There is a command line program (rmqtool) provided with Rapture which lets any external process send (and wait for) messages. Either by writing the message to stdin or by specifying it on the command line, the tool sends the message to a running Rapture server and will optionally wait for a reply (or timeout if no reply is detected). It prints any reply to stdout. This allows easy Unix piping of input/output to interface with rapture.
Let’s look at an example. Let’s say we want to create a CGI web program that will both request the current in-game date as well as a listing of all the players currently on-line. First, let’s declare the function that will be used as the message handler:
function myhandler(msg$)
{
local i;
if( msg$ = "who" )then
return who_list$();
else if( msg$ = "date" )then
return fancy_game_date$();
return "";
}
As you can see, it’s pretty simple in this case. It accepts two types of messages, the “who” message and the “date” message. It simply calls a function and returns the results of that call. If it’s not one of those messages, it simply returns the empty string.
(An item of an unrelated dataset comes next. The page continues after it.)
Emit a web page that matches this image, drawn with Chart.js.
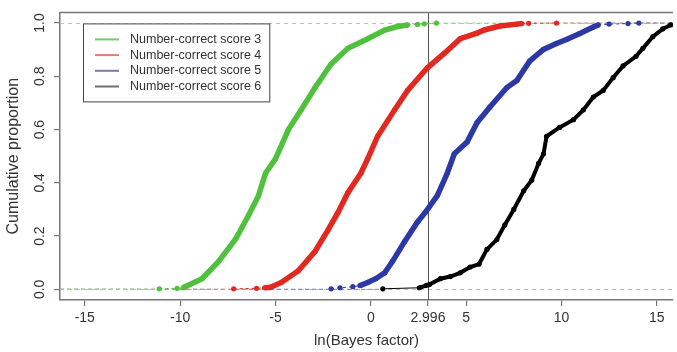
<!DOCTYPE html>
<html>
<head>
<meta charset="utf-8">
<script src="https://cdn.jsdelivr.net/npm/chart.js@4.4.1/dist/chart.umd.min.js"></script>
<style>
  html, body { margin: 0; padding: 0; background: #fff; }
  #caja { width: 677px; height: 352px; }
</style>
</head>
<body>
<div id="caja"><canvas id="grafico"></canvas></div>
<script>
// datos leidos a ojo del grafico (ln Bayes factor vs proporcion acumulada)
const nombres = ['Number-correct score 3', 'Number-correct score 4', 'Number-correct score 5', 'Number-correct score 6'];

const score3X = [-11.09, -10.16, -9.84, -9.79, -8.85, -7.97, -7.08, -6.41, -5.89, -5.52, -5.0, -4.32, -3.65, -2.92, -2.08, -1.20, -0.16, 0.73, 1.41, 1.93, 2.45, 2.81, 3.44];
const score3Y = [0.002, 0.004, 0.006, 0.008, 0.04, 0.106, 0.19, 0.278, 0.352, 0.436, 0.49, 0.60, 0.674, 0.758, 0.846, 0.905, 0.941, 0.974, 0.987, 0.993, 0.995, 0.997, 1.0];

const score4X = [-7.19, -5.99, -5.57, -5.26, -4.69, -3.80, -2.92, -2.24, -1.72, -1.20, -0.52, -0.16, 0.36, 1.25, 1.93, 2.97, 3.85, 4.69, 5.57, 5.94, 6.77, 7.66, 7.92, 8.28, 9.74];
const score4Y = [0.002, 0.004, 0.006, 0.008, 0.026, 0.07, 0.143, 0.223, 0.289, 0.363, 0.436, 0.491, 0.575, 0.674, 0.747, 0.832, 0.886, 0.941, 0.962, 0.974, 0.989, 0.996, 0.998, 0.999, 1.0];

const score5X = [-2.08, -1.61, -0.94, -0.57, -0.16, 0.26, 0.73, 1.15, 1.77, 2.45, 2.86, 3.49, 4.01, 4.38, 5.05, 5.57, 6.25, 7.14, 7.66, 8.33, 9.06, 9.74, 10.26, 10.94, 11.67, 11.93, 12.5, 13.49, 14.06];
const score5Y = [0.002, 0.006, 0.010, 0.014, 0.026, 0.04, 0.062, 0.106, 0.179, 0.253, 0.289, 0.352, 0.436, 0.509, 0.553, 0.626, 0.685, 0.758, 0.784, 0.857, 0.901, 0.923, 0.938, 0.96, 0.985, 0.993, 0.996, 0.998, 1.0];

const score6X = [0.63, 2.55, 2.92, 3.07, 3.65, 4.17, 4.69, 5.21, 5.68, 6.09, 6.61, 7.03, 7.5, 8.02, 8.44, 8.80, 9.06, 9.22, 9.90, 10.63, 11.15, 11.67, 12.19, 12.71, 13.23, 13.91, 14.27, 14.79, 15.31, 15.73];
const score6Y = [0.002, 0.006, 0.015, 0.018, 0.04, 0.048, 0.062, 0.084, 0.095, 0.15, 0.187, 0.242, 0.30, 0.37, 0.41, 0.473, 0.509, 0.575, 0.608, 0.637, 0.674, 0.722, 0.747, 0.795, 0.839, 0.875, 0.905, 0.949, 0.978, 0.993];

const xTicks = [-15, -10, -5, 0, 2.996, 5, 10, 15];
const yTicks = [0, 0.2, 0.4, 0.6, 0.8, 1.0];
const lineaCorte = 2.996;

const xMin = -16.3, xMax = 15.85;
const yMin = -0.04, yMax = 1.04;

const colores = ['#4fc13d', '#e2291f', '#2b38a6', '#000000'];
const coloresLeyenda = ['#6fcf6f', '#e27a74', '#7a7aa6', '#6e6e6e'];
const coloresTenues = ['#8fd88f', '#eb8f8a', '#8b90c8', '#888888'];

const fuente = '"Liberation Sans", Arial, sans-serif';

function juntar(xs, ys) {
    return xs.map((x, i) => ({ x: x, y: ys[i] }));
}

const series = [
    juntar(score3X, score3Y),
    juntar(score4X, score4Y),
    juntar(score5X, score5Y),
    juntar(score6X, score6Y)
];

// tramo casi horizontal y separado = cola de la ecdf, se dibuja fino
function esCola(ctx) {
    const dx = ctx.p1.x - ctx.p0.x;
    const dy = Math.abs(ctx.p1.y - ctx.p0.y);
    return dx > 6 && dy < 1.2;
}

let datasets = series.map((datos, i) => ({
    label: nombres[i],
    data: datos,
    borderColor: colores[i],
    backgroundColor: colores[i],
    borderWidth: i === 3 ? 4 : 5.5,
    pointRadius: 2.6,
    pointBorderWidth: 0,
    pointBackgroundColor: colores[i],
    tension: 0,
    segment: {
        borderWidth: ctx => esCola(ctx) ? 1 : undefined,
        borderDash: ctx => (esCola(ctx) && i !== 3) ? [3, 3] : undefined
    }
}));

// extensiones en 0 (izquierda) y en 1 (derecha)
series.forEach((datos, i) => {
    datasets.push({
        label: 'cero' + i,
        data: [{ x: xMin, y: 0 }, { x: datos[0].x, y: 0 }],
        borderColor: coloresTenues[i],
        borderWidth: 1,
        borderDash: [4, 3],
        pointRadius: 0
    });
});
[2, 1, 0].forEach(i => {
    const ult = series[i][series[i].length - 1];
    datasets.push({
        label: 'uno' + i,
        data: [{ x: ult.x, y: 1 }, { x: xMax, y: 1 }],
        borderColor: coloresTenues[i],
        borderWidth: 1,
        borderDash: [4, 3],
        pointRadius: 0
    });
});

const extras = {
    id: 'extras',
    beforeDatasetsDraw(chart) {
        const ctx = chart.ctx;
        const a = chart.chartArea;
        const ys = chart.scales.y;
        const xs = chart.scales.x;
        ctx.save();
        // lineas grises punteadas en 0 y 1
        ctx.strokeStyle = '#bdbdbd';
        ctx.lineWidth = 1;
        ctx.setLineDash([4, 4]);
        [0, 1].forEach(v => {
            const py = Math.round(ys.getPixelForValue(v)) + 0.5;
            ctx.beginPath();
            ctx.moveTo(a.left, py);
            ctx.lineTo(a.right, py);
            ctx.stroke();
        });
        ctx.setLineDash([]);
        // linea vertical en 2.996
        const px = Math.round(xs.getPixelForValue(lineaCorte)) + 0.5;
        ctx.strokeStyle = '#555';
        ctx.beginPath();
        ctx.moveTo(px, a.top);
        ctx.lineTo(px, a.bottom);
        ctx.stroke();
        ctx.restore();
    },
    afterDraw(chart) {
        const ctx = chart.ctx;
        const a = chart.chartArea;
        ctx.save();
        // borde de arriba de la caja
        ctx.strokeStyle = '#777';
        ctx.lineWidth = 1.5;
        ctx.beginPath();
        ctx.moveTo(a.left, a.top);
        ctx.lineTo(a.right, a.top);
        ctx.stroke();

        // leyenda
        ctx.font = '12.5px ' + fuente;
        const anchoTexto = Math.max(...nombres.map(n => ctx.measureText(n).width));
        const x0 = a.left + 23, y0 = a.top + 11;
        const ancho = 47 + anchoTexto + 8;
        const alto = 78;
        ctx.fillStyle = '#fff';
        ctx.fillRect(x0, y0, ancho, alto);
        ctx.strokeStyle = '#444';
        ctx.lineWidth = 1;
        ctx.strokeRect(x0 + 0.5, y0 + 0.5, ancho, alto);
        nombres.forEach((n, i) => {
            const fy = y0 + 16 + i * 15.7;
            ctx.strokeStyle = coloresLeyenda[i];
            ctx.lineWidth = 2;
            ctx.beginPath();
            ctx.moveTo(x0 + 12, fy);
            ctx.lineTo(x0 + 36, fy);
            ctx.stroke();
            ctx.fillStyle = '#333';
            ctx.textBaseline = 'middle';
            ctx.textAlign = 'left';
            ctx.fillText(n, x0 + 47, fy);
        });
        ctx.restore();
    }
};

new Chart(document.getElementById('grafico'), {
    type: 'line',
    data: { datasets: datasets },
    options: {
        responsive: true,
        maintainAspectRatio: false,
        animation: false,
        layout: { padding: { top: 5, right: 0, left: 0, bottom: 0 } },
        plugins: { legend: { display: false }, tooltip: { enabled: false } },
        scales: {
            x: {
                type: 'linear',
                min: xMin,
                max: xMax,
                afterBuildTicks: s => { s.ticks = xTicks.map(v => ({ value: v })); },
                afterFit: s => { s.height = 52; },
                ticks: {
                    autoSkip: false,
                    maxRotation: 0,
                    padding: 4,
                    color: '#333',
                    font: { family: fuente, size: 14 },
                    callback: v => String(v)
                },
                grid: { drawOnChartArea: false, drawTicks: true, tickLength: 6, color: '#777', lineWidth: 1.2 },
                border: { display: true, color: '#777', width: 1.5 },
                title: { display: true, text: 'ln(Bayes factor)', color: '#333', font: { family: fuente, size: 15 }, padding: { top: 0, bottom: 2 } }
            },
            y: {
                type: 'linear',
                min: yMin,
                max: yMax,
                afterBuildTicks: s => { s.ticks = yTicks.map(v => ({ value: v })); },
                afterFit: s => { s.width = 60; },
                ticks: {
                    autoSkip: false,
                    minRotation: 90,
                    maxRotation: 90,
                    crossAlign: 'center',
                    padding: 4,
                    color: '#333',
                    font: { family: fuente, size: 14 },
                    callback: v => v.toFixed(1)
                },
                grid: { drawOnChartArea: false, drawTicks: true, tickLength: 6, color: '#777', lineWidth: 1.2 },
                border: { display: true, color: '#777', width: 1.5 },
                title: { display: true, text: 'Cumulative proportion', color: '#333', font: { family: fuente, size: 16 }, padding: { top: 4, bottom: 0 } }
            }
        }
    },
    plugins: [extras]
});
</script>
</body>
</html>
Next, let’s actually make sure Rapture knows what function we want to handle RMQ messages:
game.mqhandler$ = "myhandler";
The next step is to actually request the information from the running server (this is Perl code):
$who = `rmqtool -m "who"`;
print "$who\n";
Which might print out the following (depending on who is on-line).
Aeyr, Sarapis, Bob, Jim, Alice
That could then be included in a web page generated from a CGI script or whatever. The same thing could be done with the “date” message.
While this does allow extreme flexibility, it must be noted that this is not designed to be a web server component. If you have lots of web traffic or something that continually sends and receives messages, this system will likely become less appealing. Caching the values you request (such as only requesting the “who” list once a minute) can greatly increase performance. This IPC mechanism is relatively fast, however, the game executable should probably spend more time processing game logic and player input than handling external requests.